I crunched the numbers and car loan debt is not a good way to build wealth.

Since that day I haven’t gone back into debt. I bought a new (used) car recently and paid cash. If I want to go on vacation then I save up the money and I definitely don’t play the credit card games to earn points.

Financial stress can cause major issues in relationships. In fact, money troubles are the #1 cause of divorce in North America today.

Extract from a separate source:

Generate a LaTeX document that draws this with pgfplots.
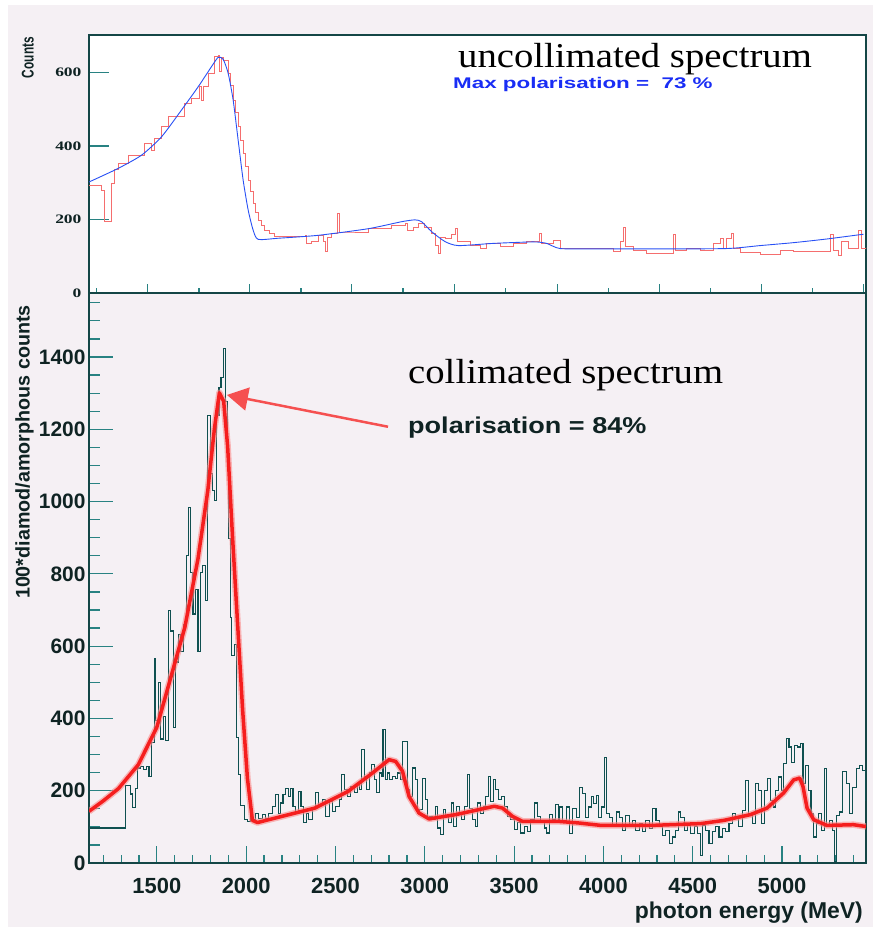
\documentclass[border=0pt]{standalone}
\usepackage{fontspec}
\setmainfont{Liberation Serif}
\newfontfamily\hsans{Liberation Sans}
\usepackage{graphicx}
\usepackage{pgfplots}
\pgfplotsset{compat=1.18}
\usetikzlibrary{arrows.meta}
\definecolor{bgpink}{RGB}{245,240,244}
\definecolor{framecol}{RGB}{20,70,70}
\definecolor{tickcol}{RGB}{40,130,130}
\definecolor{labcol}{RGB}{15,35,35}
\definecolor{datateal}{RGB}{15,80,80}
\definecolor{fitred}{RGB}{245,30,30}
\definecolor{fithalo}{RGB}{250,140,140}
\definecolor{topred}{RGB}{245,110,110}
\definecolor{topblue}{RGB}{40,80,245}
\definecolor{txtblue}{RGB}{25,45,245}
\definecolor{arrowred}{RGB}{245,80,80}
\begin{document}
\begin{tikzpicture}
\fill[white] (0bp,0bp) rectangle (873bp,-929bp);
\fill[bgpink] (8bp,-5bp) rectangle (873bp,-927bp);
% ---------------- top panel ----------------
\begin{axis}[
  at={(89bp,-293bp)}, anchor=south west, scale only axis,
  width=777bp, height=258bp,
  xmin=1120, xmax=5470, ymin=0, ymax=702,
  axis background/.style={fill=white},
  axis line style={draw=framecol, line width=1.1bp},
  xtick={1450,2021,2592,3164,3741,4312,4884,5455},
  minor xtick={1164,1736,2307,2878,3452,4026,4598,5170},
  xticklabels={},
  ytick={0,200,400,600},
  xtick pos=bottom, ytick pos=left, tick align=inside,
  tick style={draw=tickcol, line width=1.1bp},
  xtick style={/pgfplots/major tick length=9bp,/pgfplots/minor tick length=5bp},
  ytick style={/pgfplots/major tick length=20bp},
  scaled ticks=false,
  /pgf/number format/1000 sep={},
  /pgf/number format/assume math mode=true,
  yticklabel={\scalebox{1.35}[1]{\pgfmathprintnumber{\tick}}},
  yticklabel style={font=\bfseries\fontsize{13}{14}\selectfont, text=labcol, xshift=-4bp},
]
\addplot[topred, line width=0.9bp, const plot] coordinates {
(1120,294) (1190,280) (1209,194) (1246,298) (1260,335) (1283,353) (1339,375)
(1433,407) (1470,389) (1489,421) (1526,453) (1563,480) (1657,516) (1694,530)
(1741,561) (1750,525) (1760,561) (1787,598) (1825,643) (1843,647) (1853,602)
(1862,640) (1871,634) (1899,598) (1913,565) (1927,525) (1941,490) (1955,453)
(1969,416) (1983,380) (1997,343) (2011,307) (2025,275) (2039,244) (2053,220)
(2067,198) (2086,183) (2105,171) (2133,162) (2161,155) (2254,153) (2329,157)
(2340,135) (2366,140) (2404,157) (2430,140) (2441,112) (2455,150) (2478,162)
(2510,217) (2522,166) (2534,166) (2684,175) (2814,184) (2889,189) (2900,171)
(2935,178) (2964,189) (3000,178) (3038,162) (3060,130) (3076,107) (3090,150)
(3113,148) (3150,158) (3169,175) (3185,140) (3197,139) (3253,130) (3309,121)
(3346,135) (3421,126) (3496,135) (3570,139) (3640,162) (3655,135) (3682,135)
(3720,144) (3757,121) (3850,120) (3981,121) (4056,112) (4093,139) (4110,178)
(4122,126) (4131,126) (4168,117) (4243,108) (4336,108) (4392,160) (4405,117)
(4467,121) (4541,117) (4616,135) (4653,149) (4672,121) (4691,149) (4719,162)
(4730,121) (4765,110) (4877,106) (4989,117) (5064,112) (5251,114) (5269,158)
(5285,117) (5316,101) (5335,139) (5372,121) (5428,171) (5447,121) (5470,126)
};
\addplot[topblue, line width=0.9bp, smooth, tension=0.4] coordinates {
(1120,302) (1283,339) (1414,375) (1526,425) (1638,498) (1731,561) (1806,616)
(1843,641) (1871,636) (1899,598) (1927,525) (1955,416) (1983,307) (2011,226)
(2039,171) (2067,146) (2179,149) (2404,157) (2684,175) (2870,194) (2945,199)
(2982,194) (3038,167) (3113,140) (3188,129) (3384,135) (3608,139) (3682,135)
(3757,121) (3944,120) (4317,120) (4691,121) (4877,129) (5064,137) (5251,147)
(5456,160)
};
\end{axis}
% ---------------- bottom panel ----------------
\begin{axis}[
  at={(89bp,-863bp)}, anchor=south west, scale only axis,
  width=777bp, height=570bp,
  xmin=1120, xmax=5470, ymin=0, ymax=1577,
  axis line style={draw=framecol, line width=1.2bp},
  xtick={1500,2000,...,5000},
  minor xtick={1200,1300,...,5400},
  ytick={0,200,...,1400},
  minor ytick={50,100,...,1550},
  xtick pos=bottom, ytick pos=left, tick align=inside,
  tick style={draw=tickcol, line width=1.2bp},
  xtick style={/pgfplots/major tick length=17bp,/pgfplots/minor tick length=8bp},
  ytick style={/pgfplots/major tick length=24bp,/pgfplots/minor tick length=11bp},
  scaled ticks=false,
  /pgf/number format/1000 sep={},
  /pgf/number format/assume math mode=true,
  yticklabel style={font=\hsans\bfseries\fontsize{21}{24}\selectfont, text=labcol},
  xticklabel style={font=\hsans\bfseries\fontsize{22}{24}\selectfont, text=labcol, yshift=-12bp},
]
\addplot[datateal, line width=1.1bp, const plot] coordinates {
(1120,97) (1326,215) (1350,191) (1363,154) (1378,206) (1393,263) (1406,267)
(1424,258) (1443,267) (1456,239) (1470,334) (1485,566) (1494,395) (1507,500)
(1522,343) (1535,405) (1548,338) (1563,699) (1578,642) (1591,376) (1604,556)
(1619,632) (1633,585) (1648,661) (1665,850) (1678,983) (1689,803) (1702,689)
(1715,756) (1730,585) (1743,803) (1757,822) (1770,727) (1785,1239) (1798,1078)
(1809,1030) (1822,1002) (1835,1239) (1848,1315) (1859,1343) (1872,1424)
(1883,1277) (1893,1154) (1902,898) (1911,680) (1920,575) (1933,604) (1944,348)
(1956,244) (1970,158) (1989,120) (2007,116) (2026,139) (2034,120) (2052,138)
(2071,124) (2090,134) (2108,124) (2127,138) (2146,157) (2164,189) (2179,138)
(2193,166) (2206,189) (2221,207) (2235,184) (2249,207) (2262,157) (2277,138)
(2292,198) (2307,157) (2321,111) (2336,138) (2351,120) (2370,152) (2389,194)
(2407,161) (2426,175) (2445,129) (2464,171) (2482,143) (2501,157) (2520,175)
(2535,244) (2549,203) (2566,184) (2585,212) (2604,194) (2622,221) (2635,203)
(2647,313) (2660,240) (2673,203) (2688,249) (2703,272) (2716,230) (2729,194)
(2744,249) (2759,240) (2766,369) (2778,230) (2791,249) (2804,230) (2819,240)
(2834,235) (2849,249) (2863,230) (2875,337) (2890,337) (2903,203) (2916,184)
(2931,263) (2946,230) (2959,138) (2972,148) (2987,235) (3002,175) (3015,120)
(3028,129) (3043,120) (3058,157) (3073,97) (3088,78) (3103,148) (3118,129)
(3133,111) (3148,166) (3163,101) (3177,157) (3192,138) (3207,120) (3222,157)
(3237,244) (3252,152) (3267,120) (3282,101) (3297,166) (3312,138) (3327,157)
(3342,184) (3357,240) (3370,171) (3383,230) (3398,203) (3413,175) (3428,184)
(3445,157) (3463,129) (3482,120) (3501,92) (3519,111) (3538,83) (3557,101)
(3576,88) (3594,120) (3613,166) (3632,129) (3650,111) (3669,97) (3682,83)
(3697,134) (3716,120) (3731,161) (3746,120) (3755,155) (3773,118) (3792,155)
(3810,81) (3829,150) (3848,127) (3866,210) (3885,192) (3900,127) (3916,155)
(3931,183) (3946,164) (3959,187) (3972,127) (3987,155) (4005,293) (4019,136)
(4033,127) (4052,100) (4071,141) (4089,127) (4108,90) (4126,132) (4145,100)
(4164,118) (4182,90) (4201,109) (4219,86) (4238,118) (4257,95) (4275,150)
(4294,118) (4312,100) (4331,77) (4349,90) (4368,53) (4387,72) (4405,90)
(4418,141) (4433,127) (4452,90) (4470,109) (4489,81) (4508,100) (4526,81)
(4541,21) (4556,104) (4573,90) (4591,53) (4610,86) (4628,100) (4647,72)
(4666,95) (4684,86) (4703,109) (4721,136) (4740,123) (4758,100) (4777,146)
(4796,229) (4814,136) (4833,109) (4851,219) (4870,201) (4885,109) (4902,201)
(4916,233) (4935,173) (4950,155) (4965,201) (4982,238) (4996,201) (5009,275)
(5024,344) (5039,321) (5054,279) (5069,326) (5084,321) (5102,330) (5117,219)
(5132,270) (5147,201) (5162,136) (5177,72) (5192,109) (5206,136) (5221,90)
(5236,261) (5251,100) (5266,118) (5281,90) (5292,3) (5307,132) (5322,141)
(5340,252) (5359,219) (5377,136) (5396,210) (5415,261) (5433,270) (5452,256)
(5465,173) (5470,173)
};
\addplot[fithalo, line width=6.5bp, opacity=0.6, line join=round] coordinates {
(1120,143) (1200,172) (1285,206) (1396,272) (1500,376) (1581,519) (1656,651)
(1730,841) (1785,1030) (1822,1201) (1850,1301) (1874,1277) (1896,1154)
(1924,898) (1952,661) (1980,424) (2007,234) (2035,118) (2063,112) (2200,129)
(2385,152) (2570,198) (2707,249) (2800,286) (2837,281) (2875,254) (2912,184)
(2968,138) (3024,122) (3174,134) (3305,148) (3389,157) (3435,152) (3491,129)
(3548,115) (3753,115) (3857,111) (3987,104) (4266,104) (4545,109) (4675,118)
(4824,134) (4916,152) (5009,194) (5065,230) (5099,235) (5117,212) (5140,152)
(5177,120) (5251,104) (5400,106) (5470,101)
};
\addplot[fitred, line width=3.5bp, line join=round] coordinates {
(1120,143) (1200,172) (1285,206) (1396,272) (1500,376) (1581,519) (1656,651)
(1730,841) (1785,1030) (1822,1201) (1850,1301) (1874,1277) (1896,1154)
(1924,898) (1952,661) (1980,424) (2007,234) (2035,118) (2063,112) (2200,129)
(2385,152) (2570,198) (2707,249) (2800,286) (2837,281) (2875,254) (2912,184)
(2968,138) (3024,122) (3174,134) (3305,148) (3389,157) (3435,152) (3491,129)
(3548,115) (3753,115) (3857,111) (3987,104) (4266,104) (4545,109) (4675,118)
(4824,134) (4916,152) (5009,194) (5065,230) (5099,235) (5117,212) (5140,152)
(5177,120) (5251,104) (5400,106) (5470,101)
};
\draw[arrowred, line width=2.5bp, -{Triangle[length=21bp,width=23bp]}]
  (axis cs:2794,1207) -- (axis cs:1892,1295);
\end{axis}
% ---------------- texts ----------------
\node[anchor=base west, inner sep=0] at (458bp,-67bp)
  {\scalebox{1.11}[1]{\fontsize{35}{40}\selectfont uncollimated spectrum}};
\node[anchor=base west, inner sep=0, text=txtblue] at (453bp,-88bp)
  {\scalebox{1.45}[1]{\hsans\bfseries\fontsize{15.5}{18}\selectfont Max polarisation =\ \ 73 \%}};
\node[anchor=base west, inner sep=0] at (408bp,-383bp)
  {\scalebox{1.11}[1]{\fontsize{35}{40}\selectfont collimated spectrum}};
\node[anchor=base west, inner sep=0, text=labcol] at (408bp,-433bp)
  {\scalebox{1.18}[1]{\hsans\bfseries\fontsize{23}{26}\selectfont polarisation = 84\%}};
\node[rotate=90, anchor=south east, inner sep=0, text=labcol] at (34bp,-37bp)
  {\scalebox{0.7}[1]{\hsans\bfseries\fontsize{17}{19}\selectfont Counts}};
\node[rotate=90, anchor=south east, inner sep=0, text=labcol] at (34bp,-305bp)
  {\hsans\bfseries\fontsize{19.8}{22}\selectfont 100*diamod/amorphous counts};
\node[anchor=base east, inner sep=0, text=labcol] at (863bp,-918bp)
  {\hsans\bfseries\fontsize{23}{26}\selectfont photon energy (MeV)};
\end{tikzpicture}
\end{document}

You don’t have to wait til your married to get out of debt. You don’t have to wait til you’re “all grown up” to learn to handle your money responsibly. Start to learn and practice financial wisdom today. The earlier you begin, the better. Here are a few steps to get started:

  1. Live on a budget
  2. Pay off debt (learn about the Debt Snowball from Dave Ramsey)
  3. Learn to live below your means. The key ingredient is contentment!
  4. Save- Have an emergency fund (a seperate savings account set aside for unexpected expenses like car repairs, fixing an appliance, etc)
  5. Invest 15% of your income for retirement
“We often overspend because we are trying to fill an emotional gap in our lives. No object will ever satisfy your soul” -Dave Ramsey

I recommend taking Financial Peace University. You can take it in a group setting at a local church or online. Dave Ramsey teaches practical steps to control and manage your money. It is common sense for your dollars and cents. Investing the time to take this course and learn money management principles will be time well spent with a substantial return on investment.

God has entrusted you with resources. Are you being a good steward of the talents and treasures He has placed in your life to manage?